The branching candidate. Negative if none

int deviationBranching(unsigned int player, const OuterTree::Node *node)

Given player &#8212; containing the id of the player, returns the branching decision for that node, where the complementarity helps include the deviation. In particular, the method return the (positive) id of the complementarity equation if there is a feasible branching decision at node, and a negative value otherwise.

Parameters

• player – The player id

• node – The pointer to the incumbent OuterTree::Node

Returns

The branching candidate.

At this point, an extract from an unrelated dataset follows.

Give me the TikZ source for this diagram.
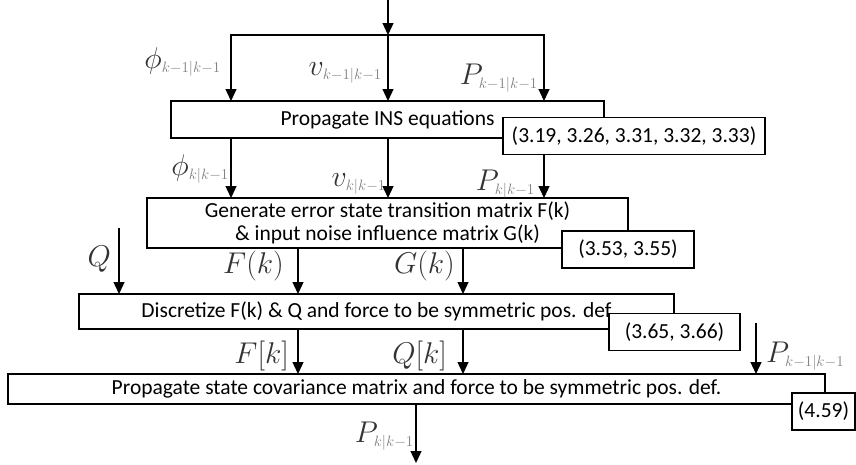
\RequirePackage{fix-cm}
\documentclass[tikz,border=0pt]{standalone}
\usepackage{fontspec}
\setmainfont{Carlito}
\usetikzlibrary{positioning, arrows.meta}

\newcommand{\lblsub}[1]{{\scriptscriptstyle\color{black!50}#1}}

\begin{document}
\begin{tikzpicture}[
  x=1pt, y=-1pt,
  font=\fontsize{21.5}{23.5}\selectfont,
  >={Triangle[width=11pt,length=12pt]},
  procbox/.style={
    draw, line width=1.1pt, fill=white, inner sep=0pt, outer sep=0pt,
    align=center
  },
  eqref/.style={procbox, minimum height=37pt},
  flow/.style={->, line width=1.3pt},
  var/.style={font=\fontsize{30}{32}\selectfont, text=black!80, inner sep=0pt}
]

\useasboundingbox (0,0) rectangle (856,464);

% Processing stages
\node[procbox, minimum width=433pt, minimum height=37pt] (ins) at (387.5,119.5) {Propagate INS equations};
\node[procbox, minimum width=481pt, minimum height=50pt] (trans) at (387.5,223) {Generate error state transition matrix F(k)\\ \& input noise influence matrix G(k)};
\node[procbox, minimum width=595pt, minimum height=35pt] (disc) at (376.5,311.5) {Discretize F(k) \& Q and force to be symmetric pos. def};
\node[procbox, minimum width=817pt, minimum height=30pt] (cov) at (416.5,389) {Propagate state covariance matrix and force to be symmetric pos. def.};

% Column positions
\coordinate (src) at (388,0);
\coordinate (c1) at (231,35);
\coordinate (c2) at (388,35);
\coordinate (c3) at (544,35);
\coordinate (qin) at (119,228);
\coordinate (fcol) at (298,0);
\coordinate (gcol) at (463,0);
\coordinate (pin) at (756,323);
\coordinate (pout) at (416,463);

% Top bus into INS propagation
\draw[flow] (src) -- (c2);
\draw[line width=1.3pt] (c1) -- (c3);
\draw[flow] (c2) -| (c1 |- ins.north);
\draw[flow] (c2) -- (c2 |- ins.north);
\draw[flow] (c2) -| (c3 |- ins.north);

% INS propagation -> transition matrices
\draw[flow] (c1 |- ins.south) -- (c1 |- trans.north);
\draw[flow] (c2 |- ins.south) -- (c2 |- trans.north);
\draw[flow] (c3 |- ins.south) -- (c3 |- trans.north);

% Transition matrices -> discretization
\draw[flow] (qin) -- (qin |- disc.north);
\draw[flow] (fcol |- trans.south) -- (fcol |- disc.north);
\draw[flow] (gcol |- trans.south) -- (gcol |- disc.north);

% Discretization -> covariance propagation
\draw[flow] (fcol |- disc.south) -- (fcol |- cov.north);
\draw[flow] (gcol |- disc.south) -- (gcol |- cov.north);
\draw[flow] (pin) -- (pin |- cov.north);
\draw[flow] (pout |- cov.south) -- (pout);

% Equation references
\node[eqref, minimum width=262pt] (ref1) at (634,136) {(3.19, 3.26, 3.31, 3.32, 3.33)};
\node[eqref, minimum width=132pt] (ref2) at (628,249.5) {(3.53, 3.55)};
\node[eqref, minimum width=131pt] (ref3) at (674.5,332) {(3.65, 3.66)};
\node[eqref, minimum width=63pt] (ref4) at (823.5,411.5) {(4.59)};

% Signal labels
\node[var, anchor=base east] (phi0) at (221,68) {$\phi_{\lblsub{k-1|k-1}}$};
\node[var, anchor=base east] (vel0) at (382,75) {$v_{\lblsub{k-1|k-1}}$};
\node[var, anchor=base east] (pos0) at (538,84) {$P_{\lblsub{k-1|k-1}}$};
\node[var, anchor=base east] (phi1) at (229,175) {$\phi_{\lblsub{k|k-1}}$};
\node[var, anchor=base east] (vel1) at (386,186) {$v_{\lblsub{k|k-1}}$};
\node[var, anchor=base east] (pos1) at (535,190) {$P_{\lblsub{k|k-1}}$};
\node[var, anchor=base east] (qc) at (111,266) {$Q$};
\node[var, anchor=base east] (fc) at (284,273) {$F(k)$};
\node[var, anchor=base east] (gc) at (455,273) {$G(k)$};
\node[var, anchor=base east] (fd) at (289,363) {$F[k]$};
\node[var, anchor=base east] (qd) at (447,363) {$Q[k]$};
\node[var, anchor=base west] (pprev) at (766,362) {$P_{\lblsub{k-1|k-1}}$};
\node[var, anchor=base east] (pnew) at (414,442) {$P_{\lblsub{k|k-1}}$};

\end{tikzpicture}
\end{document}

Negative if none

std::unique_ptr<GRBModel> getFeasibilityQP(const unsigned int player, const arma::vec &x)

Given the player index player, gets a feasibility quadratic problem enforcing x to be in the feasible (approximated) region of the Game::EPEC::PlayersQP.

Parameters

• player – The player index

• x – The strategy for the player

Returns

A Gurobi pointer to the model

void addValueCut(unsigned int player, double RHS, const arma::vec &xMinusI)

Adds a value cut to player MathOpt::LCP.

Parameters

• player – The index of the player

• RHS – The RHS of the value cut

• xMinusI – The strategies of the other players

bool equilibriumOracle(arma::vec &xOfI, arma::vec &x, unsigned int player, int budget, bool &addedCuts)

The main Equilibrium CutAndPlay loop. Given a player, a maximum number of iterations, a strategy and the other players strategy, it tries to determine if xOfI is feasible for player.

Parameters

• xOfI – The incumbent strategy for player

• x – The full solution vector

• player – The player id

• budget – A bound on the number of iteration

• addedCuts – The number of added cuts

Returns

1 if feasible. 0 if infeasible. 2 if iteration limit was hit.

bool isFeasiblePure(const unsigned int player, const arma::vec &x)

Given the player index player, gets a feasibility quadratic problem enforcing x to be in the feasible region of the given player.

Parameters

• player – The player index

• x – The strategy for the player

Returns

A Gurobi pointer to the model

void originFeasibility(unsigned int player)

Gets the LCP for player player, and tries to see whether the origin is feasible. If the answer is yes, sets the corresponding object in the tree to true.

Parameters

player – The player’s id

Private Functions

std::vector<int> getNextBranchLocation(unsigned int player, OuterTree::Node *node)

Given player &#8212; containing the id of the player &#8212; and node containing a node, returns the branching decision for that node, with respect to the current node. In particular, the method return the (positive) id of the complementarity equation if there is a feasible branching decision at node, and a negative value otherwise.

Parameters

• player – The player id

• node – The pointer to the incumbent OuterTree::Node

Returns

A vector of 4 integers with the branching location given by the most Algorithms::EPEC::CutAndPlay::infeasibleBranching, Algorithms::EPEC::CutAndPlay::deviationBranching, Algorithms::EPEC::CutAndPlay::hybridBranching, and Algorithms::EPEC::CutAndPlay::getFirstBranchLocation, respectively. If an int is negative, there is no real candidate.

int getFirstBranchLocation(const unsigned int player, OuterTree::Node *node)

Given player &#8212; containing the id of the player, returns the branching decision for that node, with no complementarity condition enforced. In particular, the method return the (positive) id of the complementarity equation if there is a feasible branching decision at node, and a negative value otherwise.

Parameters

• player – The player id

• node – The pointer to the incumbent OuterTree::Node

Returns

The branching candidate. Negative if none

Private Members

std::vector<OuterTree*> Trees

The vector of pointer to OuterTree for each player.

std::vector<OuterTree::Node*> Incumbent

The incumbent nodes for each player.

bool Feasible = {false}

True if a feasible solution has been found.

double Tolerance = 3 * 1e-5

The numerical tolerance for the algorithm.